(1) Leonardo Da Vinci vs. (8) Sigmund Freud
(1) Leonardo Da Vinci
Even if he hadn't diversified his brain so thoroughly, Leonardo might still be on this list for his achievements in any single field. His Mona Lisa and Last Supper make him a titan among artists. His engineering plans for flying machines and bridges show his technical mind was ahead of his time. His journals full of scientific observations show a keen grasp of everything from architecture to botany. Nobody wants to draw this #1 seed.
(8) Sigmund Freud
Freud requires very little introduction, as his creation of the psychoanalytic wing of psychology has made him a household name. Freud divided our psyches into egos, superegos, and ids; advocated cocaine use for, among other things, indigestion; studied cerebral palsy; and made us all feel just a little bit weird about our relationships with our mothers. Finally, his notion of the Freudian slip gave us all a get-out-of-jail-free card for our occasional verbal lapses. Thanks, Sigmund.

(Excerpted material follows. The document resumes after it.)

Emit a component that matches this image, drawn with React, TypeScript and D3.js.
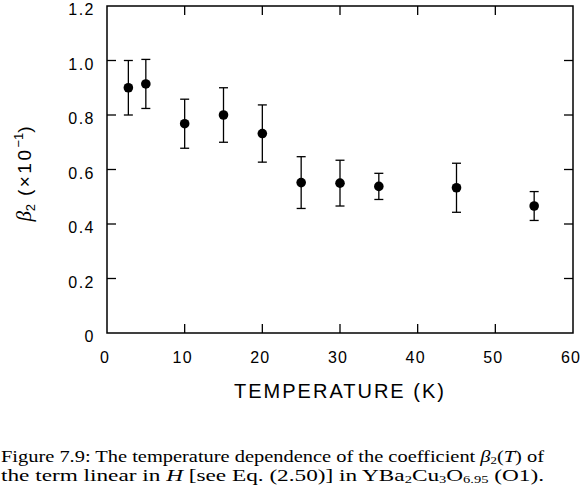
import * as d3 from "d3";

const temps = [2.75, 5, 10, 15, 20, 25, 30, 35, 45, 55];
const beta2 = [0.9, 0.914, 0.768, 0.8, 0.732, 0.552, 0.55, 0.538, 0.533, 0.466];
const errors = [0.1, 0.09, 0.09, 0.1, 0.105, 0.095, 0.084, 0.048, 0.09, 0.053];
const xTicks = [0, 10, 20, 30, 40, 50, 60];
const yTicks = [0, 0.2, 0.4, 0.6, 0.8, 1.0, 1.2];

const W = 581;
const H = 492;
const LEFT = 107;
const RIGHT = 573;
const TOP = 6;
const BOTTOM = 333;
const TICK = 9;

const x = d3.scaleLinear().domain([0, 60]).range([LEFT, RIGHT]);
const y = d3.scaleLinear().domain([0, 1.2]).range([BOTTOM, TOP]);

const sans = "'Liberation Sans', Arial, sans-serif";
const serif = "'Liberation Serif', 'Times New Roman', serif";

const yFmt = (v: number) => (v === 0 ? "0" : d3.format(".1f")(v));

export default function App() {
  return (
    <svg
      width={W}
      height={H}
      style={{ position: "absolute", left: 0, top: 0, background: "#fff" }}
    >
      <rect x={LEFT} y={TOP} width={RIGHT - LEFT} height={BOTTOM - TOP} fill="none" stroke="#000" strokeWidth={1.5} />
      {xTicks.slice(1, -1).map((t) => (
        <g key={"xt" + t}>
          <line x1={x(t)} x2={x(t)} y1={BOTTOM} y2={BOTTOM - TICK} stroke="#000" strokeWidth={1.3} />
          <line x1={x(t)} x2={x(t)} y1={TOP} y2={TOP + TICK} stroke="#000" strokeWidth={1.3} />
        </g>
      ))}
      {yTicks.slice(1, -1).map((t) => (
        <g key={"yt" + t}>
          <line x1={LEFT} x2={LEFT + TICK} y1={y(t)} y2={y(t)} stroke="#000" strokeWidth={1.3} />
          <line x1={RIGHT} x2={RIGHT - TICK} y1={y(t)} y2={y(t)} stroke="#000" strokeWidth={1.3} />
        </g>
      ))}
      {xTicks.map((t) => (
        <text key={"xl" + t} x={x(t) - 2} y={363} textAnchor="middle" fontFamily={sans} fontSize={16} letterSpacing={1.2}>
          {t}
        </text>
      ))}
      {yTicks.map((t) => (
        <text key={"yl" + t} x={95} y={y(t) + 9} textAnchor="end" fontFamily={sans} fontSize={16} letterSpacing={1.5}>
          {yFmt(t)}
        </text>
      ))}
      <text x={340} y={398} textAnchor="middle" fontFamily={sans} fontSize={20} letterSpacing={2}>
        TEMPERATURE (K)
      </text>
      <text transform="translate(31,174) rotate(-90)" textAnchor="middle" fontFamily={sans} fontSize={19}>
        <tspan fontFamily={serif} fontStyle="italic" fontSize={21}>β</tspan>
        <tspan fontSize={13} dy={4}>2</tspan>
        <tspan dy={-4} letterSpacing={2.5}>{"  (×10"}</tspan>
        <tspan fontSize={13} dy={-8}>−1</tspan>
        <tspan dy={8}>)</tspan>
      </text>
      {temps.map((t, i) => {
        const cx = x(t);
        const top = y(beta2[i] + errors[i]);
        const bot = y(beta2[i] - errors[i]);
        return (
          <g key={"p" + i}>
            <line x1={cx} x2={cx} y1={top} y2={bot} stroke="#000" strokeWidth={1.3} />
            <line x1={cx - 4.5} x2={cx + 4.5} y1={top} y2={top} stroke="#000" strokeWidth={1.3} />
            <line x1={cx - 4.5} x2={cx + 4.5} y1={bot} y2={bot} stroke="#000" strokeWidth={1.3} />
            <circle cx={cx} cy={y(beta2[i])} r={4.8} fill="#000" />
          </g>
        );
      })}
      <text x={1} y={462} fontFamily={serif} fontSize={16} textLength={543} lengthAdjust="spacingAndGlyphs">
        Figure 7.9: The temperature dependence of the coefficient{" "}
        <tspan fontStyle="italic">β</tspan>
        <tspan fontSize={10} dy={2}>2</tspan>
        <tspan dy={-2}>(</tspan>
        <tspan fontStyle="italic">T</tspan>) of
      </text>
      <text x={1} y={481} fontFamily={serif} fontSize={16} textLength={543} lengthAdjust="spacingAndGlyphs">
        the term linear in <tspan fontStyle="italic">H</tspan> [see Eq. (2.50)] in YBa
        <tspan fontSize={10} dy={2}>2</tspan>
        <tspan dy={-2}>Cu</tspan>
        <tspan fontSize={10} dy={2}>3</tspan>
        <tspan dy={-2}>O</tspan>
        <tspan fontSize={10} dy={2}>6.95</tspan>
        <tspan dy={-2}> (O1).</tspan>
      </text>
    </svg>
  );
}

After fending off a hard charge by Burt Reynolds, Leonardo's made it into the second round. The competition doesn't get much easier here, though, as Freud's a titan in his own right. Plus, these two have a backstory; Freud wrote a book-length psychoanalysis called Leonardo da Vinci, a Memory of His Childhood. You're not going to believe the conclusions Freud came to: that Leonardo's works manifest both passive homosexual fantasies and an interest in his mother's nipples. Although they lived nearly 350 years apart, we're guessing that analysis might not have pleased Leonardo all that much. Let's settle any possible disputes for them. Who's the bigger genius?